Die Taliban suchen nach Schlüsselpersonen, die zum Flughafen gelangen wollen und haben Checkpoints an allen Hauptstraßen errichtet und um die wichtigen Städte herum, auch in Kabul und Dschalalabad, einschließlich der Autobahnen
Aufgrund von politischen Entscheidungen, die bürokratisch und fein säuberlich umgesetzt werden mussten, haben wir 80 Prozent der Ortskräfte in Afghanistan zurückgelassen
Je klarer wir sagen, was schief gelaufen ist, desto glaubwürdiger sind wir
Der amerikanische Präsident Joe Biden und die Bundesregierung machen fehlenden Kampfwillen der afghanischen Armee für den Erfolg der Taliban verantwortlich. Im Interview mit dem Onlineformat STRG_F, das der NDR für funk produziert, widerspricht der ehemalige Kommandeur der amerikanischen Streitkräfte in Afghanistan, David Petraeus.
„Sie hatten plötzlich keine Rückendeckung mehr“, sagt Petraeus mit Blick auf die afghanische Armee. „Unsere Luftwaffe war weg“. Das Interview soll am Freitag um 17.00 Uhr dem Youtube-Kanal des NDR-Formats erscheinen.
Er habe als Kommandeur in Afghanistan selbst erlebt, in welch riesiger Anzahl afghanische Soldaten kämpften und starben. Nach dem Abzug der amerikanischen Luftwaffe sei aber die wichtige Rückendeckung aus der Luft weggefallen. Petraeus sagt:
Wie kann man von Streitkräften erwarten, dass sie kämpfen, wenn sie wissen, dass keiner mehr zur Unterstützung kommt?
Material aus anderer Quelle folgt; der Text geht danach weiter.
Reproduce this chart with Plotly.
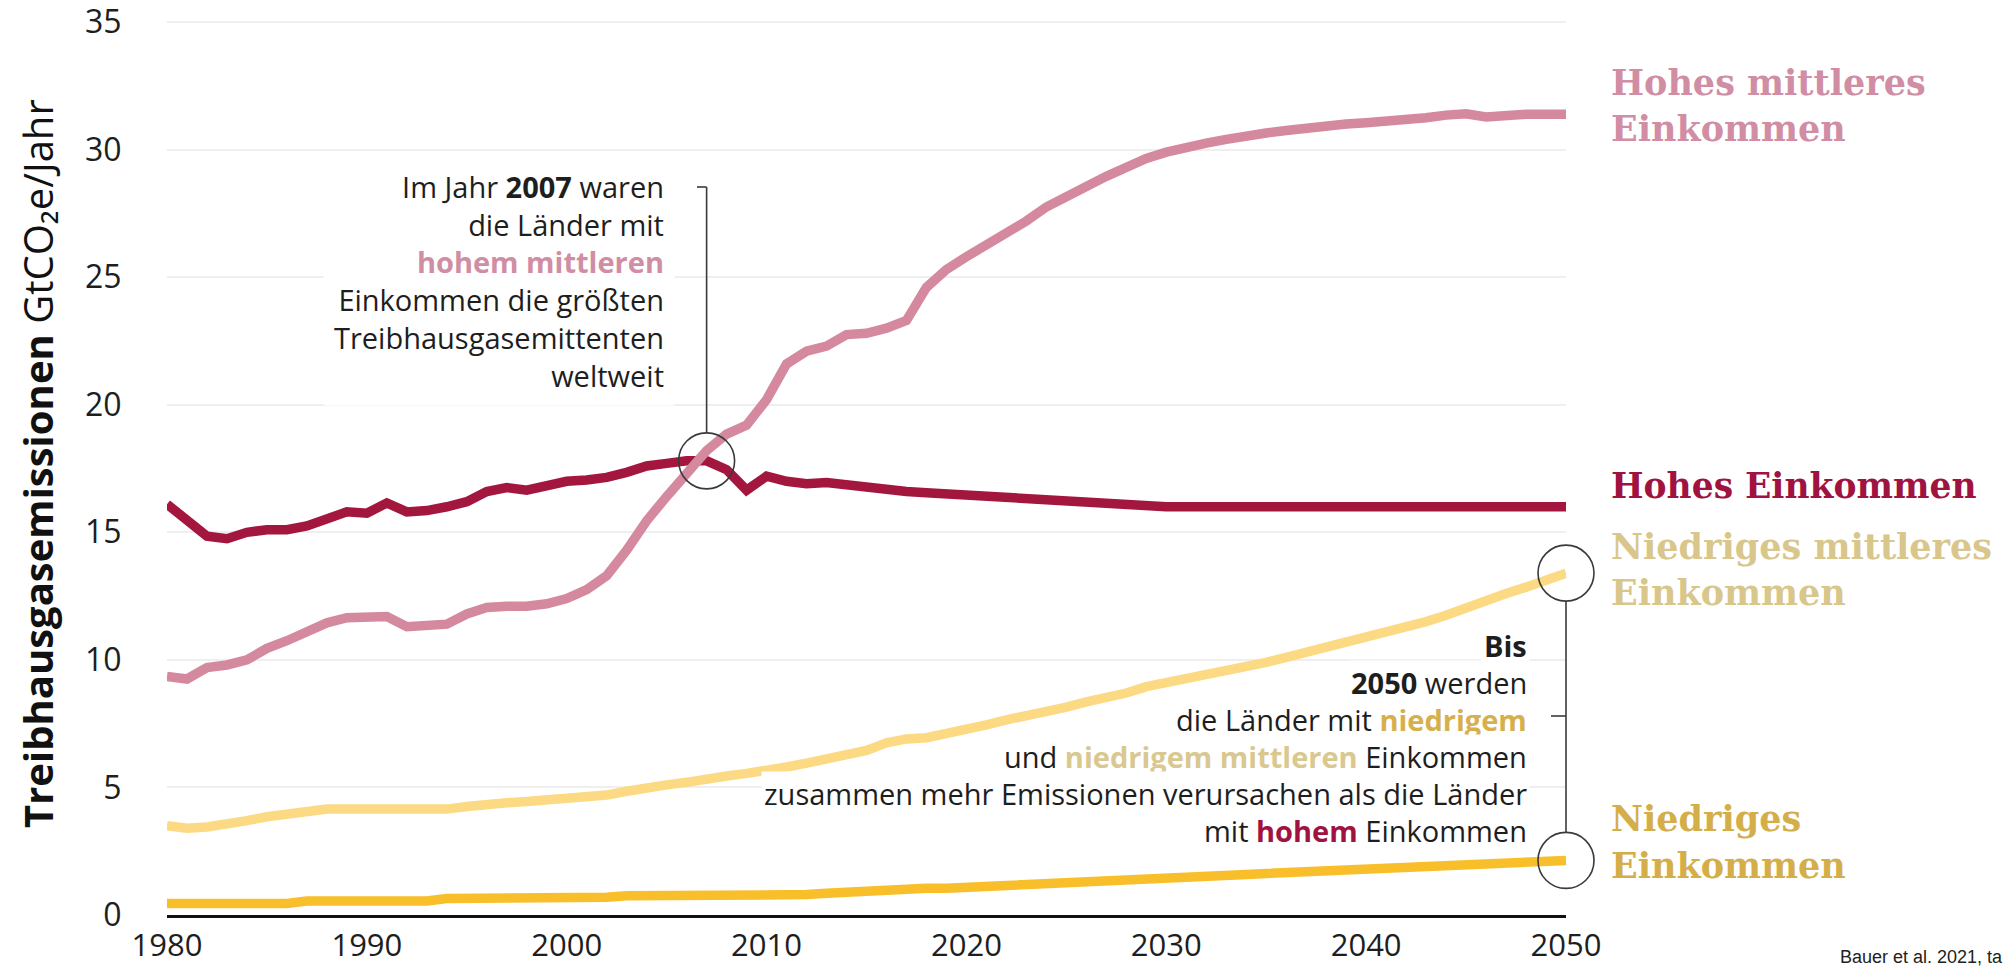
import plotly.graph_objects as go

# ---------------- data ----------------
years = list(range(1980, 2051))

high_income = [16.1, 15.5, 14.85, 14.75, 15.0, 15.1, 15.1, 15.25, 15.55, 15.8,
               15.75, 16.15, 15.8, 15.85, 16.0, 16.2, 16.6, 16.75, 16.65, 16.8,
               17.0, 17.05, 17.15, 17.35, 17.6, 17.7, 17.8, 17.8, 17.45, 16.65,
               17.2, 17.0, 16.9, 16.95, 16.85, 16.75, 16.65, 16.6, 16.55, 16.5,
               16.45, 16.4, 16.35, 16.3, 16.25, 16.2, 16.15, 16.1, 16.1, 16.05,
               16.0, 16.0, 16.0, 16.0, 16.0, 16.0, 16.0, 16.0, 16.0, 16.0,
               16.0, 16.0, 16.0, 16.0, 16.0, 16.0, 16.0, 16.0, 16.0, 16.0, 16.0]

upper_middle = [9.35, 9.25, 9.7, 9.8, 10.0, 10.45, 10.75, 11.1, 11.45, 11.65,
                11.7, 11.7, 11.3, 11.35, 11.4, 11.8, 12.05, 12.1, 12.1, 12.2,
                12.4, 12.75, 13.3, 14.3, 15.45, 16.4, 17.3, 18.2, 18.85, 19.2,
                20.2, 21.6, 22.1, 22.3, 22.75, 22.8, 23.0, 23.3, 24.6, 25.3,
                25.8, 26.25, 26.7, 27.2, 27.75, 28.2, 28.55, 28.95, 29.35, 29.65,
                29.9, 30.1, 30.25, 30.4, 30.55, 30.65, 30.75, 30.85, 30.9, 31.0,
                31.05, 31.1, 31.15, 31.25, 31.35, 31.4, 31.28, 31.35, 31.38, 31.38, 31.38]

lower_middle = [3.5, 3.4, 3.45, 3.55, 3.7, 3.85, 3.95, 4.0, 4.15, 4.15,
                4.15, 4.15, 4.15, 4.15, 4.15, 4.25, 4.35, 4.4, 4.45, 4.5,
                4.55, 4.6, 4.7, 4.85, 5.0, 5.1, 5.2, 5.35, 5.45, 5.55,
                5.65, 5.8, 5.95, 6.1, 6.25, 6.45, 6.75, 6.9, 6.95, 7.1,
                7.3, 7.45, 7.65, 7.8, 7.95, 8.15, 8.35, 8.5, 8.7, 8.95,
                9.1, 9.3, 9.45, 9.55, 9.75, 9.9, 10.1, 10.3, 10.45, 10.65,
                10.85, 11.05, 11.3, 11.5, 11.75, 12.05, 12.3, 12.6, 12.85, 13.1, 13.4]

low_income = [0.45, 0.45, 0.45, 0.45, 0.45, 0.45, 0.45, 0.55, 0.55, 0.55,
              0.55, 0.55, 0.55, 0.55, 0.65, 0.65, 0.65, 0.65, 0.65, 0.65,
              0.65, 0.65, 0.7, 0.75, 0.75, 0.75, 0.75, 0.75, 0.8, 0.8,
              0.8, 0.8, 0.8, 0.85, 0.9, 0.95, 1.0, 1.05, 1.05, 1.05,
              1.08, 1.12, 1.16, 1.2, 1.24, 1.27, 1.3, 1.33, 1.37, 1.41,
              1.45, 1.49, 1.52, 1.55, 1.59, 1.63, 1.67, 1.71, 1.74, 1.77,
              1.8, 1.84, 1.87, 1.9, 1.93, 1.96, 2.0, 2.03, 2.06, 2.1, 2.14]

y_ticks = [0, 5, 10, 15, 20, 25, 30, 35]
x_ticks = [1980, 1990, 2000, 2010, 2020, 2030, 2040, 2050]

# ---------------- style ----------------
W, H = 2009, 967
L, R, T, B = 167, 443, 19, 52
PW, PH = W - L - R, H - T - B
UNIT = 893 / 35.0                 # px per GtCO2e (0 at y=915, 35 at y=22)
Y_TOP = PH / UNIT                 # small headroom above 35 so its tick/grid is kept

C_HIGH = "#A3173F"
C_UPPER = "#D4899F"
C_LMID = "#FCDA84"
C_LOW = "#F8BF2B"
LBL_HIGH = "#A0123F"
LBL_UPPER = "#D18DA4"
LBL_LMID = "#D8C68A"
LBL_LOW = "#D4AE48"
SANS = "Open Sans"
SERIF = "DejaVu Serif"
TXT = "#1e1e1e"


def px(xpix):
    return (xpix - L) / PW


def py(ypix):
    return (H - B - ypix) / PH


def xp(year):
    return (year - x_ticks[0]) / (x_ticks[-1] - x_ticks[0])


def yp(val):
    return val / Y_TOP


fig = go.Figure()
for vals, col, name in [(high_income, C_HIGH, "Hohes Einkommen"),
                        (upper_middle, C_UPPER, "Hohes mittleres Einkommen"),
                        (lower_middle, C_LMID, "Niedriges mittleres Einkommen"),
                        (low_income, C_LOW, "Niedriges Einkommen")]:
    fig.add_trace(go.Scatter(x=years, y=vals, mode="lines", name=name,
                             line=dict(color=col, width=9.5), hoverinfo="skip"))

ann = []
# y-axis title
ann.append(dict(xref="paper", yref="paper", x=px(37), y=py(464), xanchor="center", yanchor="middle",
                textangle=-90, showarrow=False,
                text="<b>Treibhausgasemissionen</b> GtCO₂e/Jahr",
                font=dict(family=SANS, size=40, color="#111111")))

# left note
ann.append(dict(xref="paper", yref="paper", x=px(675), y=py(281), xanchor="right", yanchor="middle",
                align="right", showarrow=False, bgcolor="white", borderpad=10,
                text=("Im Jahr <b>2007</b> waren<br>die Länder mit<br>"
                      f"<span style='color:{LBL_UPPER}'><b>hohem mittleren</b></span><br>"
                      "Einkommen die größten<br>Treibhausgasemittenten<br>weltweit"),
                font=dict(family=SANS, size=29, color=TXT)))

# right note, one line each
right_lines = [
    ("<b>Bis</b>", 645),
    ("<b>2050</b> werden", 682),
    ("die Länder mit <span style='color:#D6B04D'><b>niedrigem</b></span>", 719),
    ("und <span style='color:#D9C88F'><b>niedrigem mittleren</b></span> Einkommen", 756),
    ("zusammen mehr Emissionen verursachen als die Länder", 793),
    (f"mit <span style='color:{LBL_HIGH}'><b>hohem</b></span> Einkommen", 830),
]
for txt, yy in right_lines:
    ann.append(dict(xref="paper", yref="paper", x=px(1530), y=py(yy), xanchor="right", yanchor="middle",
                    align="right", showarrow=False, bgcolor="white", borderpad=2, text=txt,
                    font=dict(family=SANS, size=29, color=TXT)))

# series labels
series_labels = [
    ("Hohes mittleres", 82, LBL_UPPER, 35),
    ("Einkommen", 129, LBL_UPPER, 35),
    ("Hohes Einkommen", 486, LBL_HIGH, 34.5),
    ("Niedriges mittleres", 546, LBL_LMID, 35),
    ("Einkommen", 592, LBL_LMID, 35),
    ("Niedriges", 818, LBL_LOW, 35),
    ("Einkommen", 865, LBL_LOW, 35),
]
for txt, yy, col, size in series_labels:
    ann.append(dict(xref="paper", yref="paper", x=px(1609), y=py(yy), xanchor="left", yanchor="middle",
                    showarrow=False, text=f"<b>{txt}</b>",
                    font=dict(family=SERIF, size=size, color=col)))

# source
ann.append(dict(xref="paper", yref="paper", x=px(1838), y=py(945), xanchor="left", yanchor="top",
                showarrow=False, text="Bauer et al. 2021, ta",
                font=dict(family="Liberation Sans", size=18, color="#222222")))

# ---------------- shapes: circles & brackets ----------------
RX, RY = 28 / PW, 28 / PH
LINEC = dict(color="#3a3a3a", width=1.6)
shapes = []
i07 = years.index(2007)
circles = [(2007, high_income[i07]), (years[-1], lower_middle[-1]), (years[-1], low_income[-1])]
for yr, v in circles:
    cx, cy = xp(yr), yp(v)
    shapes.append(dict(type="circle", xref="paper", yref="paper",
                       x0=cx - RX, x1=cx + RX, y0=cy - RY, y1=cy + RY, line=LINEC))

# left bracket
cx0, cy0 = xp(2007), yp(high_income[i07])
shapes.append(dict(type="line", xref="paper", yref="paper", x0=px(697), x1=cx0, y0=py(187), y1=py(187), line=LINEC))
shapes.append(dict(type="line", xref="paper", yref="paper", x0=cx0, x1=cx0, y0=py(187), y1=cy0 + RY, line=LINEC))
# right bracket
cxe = xp(years[-1])
shapes.append(dict(type="line", xref="paper", yref="paper", x0=cxe, x1=cxe,
                   y0=yp(lower_middle[-1]) - RY, y1=yp(low_income[-1]) + RY, line=LINEC))
shapes.append(dict(type="line", xref="paper", yref="paper", x0=px(1551), x1=cxe, y0=py(716), y1=py(716), line=LINEC))

fig.update_layout(
    width=W, height=H, margin=dict(l=L, r=R, t=T, b=B),
    paper_bgcolor="white", plot_bgcolor="white", showlegend=False,
    annotations=ann, shapes=shapes, hovermode=False,
    xaxis=dict(range=[x_ticks[0], x_ticks[-1]], tickvals=x_ticks, showgrid=False, zeroline=False,
               showline=True, linecolor="#111111", linewidth=3, ticks="outside", ticklen=1,
               tickcolor="rgba(0,0,0,0)", automargin=False, ticklabeloverflow="allow",
               tickfont=dict(family=SANS, size=31, color=TXT)),
    yaxis=dict(range=[y_ticks[0], Y_TOP], tickvals=y_ticks, showgrid=True, gridcolor="#EFEFEF",
               gridwidth=2, zeroline=False, showline=False, ticks="outside", ticklen=38,
               tickcolor="rgba(0,0,0,0)", automargin=False, ticklabeloverflow="allow",
               tickfont=dict(family=SANS, size=32, color=TXT)),
)

fig.write_html("out.html", config={"displayModeBar": False, "staticPlot": True})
Der US-General widerspricht damit der Darstellung Bidens, der die Schuld für den schnellen Erfolg der Taliban auf die afghanische Armee geschoben hatte. „Amerikanische Truppen können und sollten nicht in einem Krieg kämpfen und sterben, den die afghanischen Streitkräfte selbst nicht zu kämpfen gewillt sind“, hatte der amerikanische Präsident diese Woche gesagt.
Auch die Bundesregierung hatte sich dieser Darstellung angeschlossen. Man habe die „Durchhaltefähigkeit und den Durchhaltewillen der der afghanischen Armee falsch eingeschätzt“, sagte Regierungssprecher Steffen Seibert. Die afghanischen Streitkräfte seien nicht bereit gewesen „sich den Taliban entgegenzustellen“, so Bundesaußenminister Heiko Maas.
Petraeus sagt im Interview, er finde die Aussage von Biden bedauerlich:
Die Fakten sind, dass 27 Mal so viele afghanische Sicherheitskräfte im Kampf für ihr Land gestorben sind als US-Amerikaner.
Tatsächlich starben nach Angaben der Brown University 2442 US-Amerikaner und mindestens 66000 afghanische Sicherheitskräfte in dem 20-jährigen Krieg.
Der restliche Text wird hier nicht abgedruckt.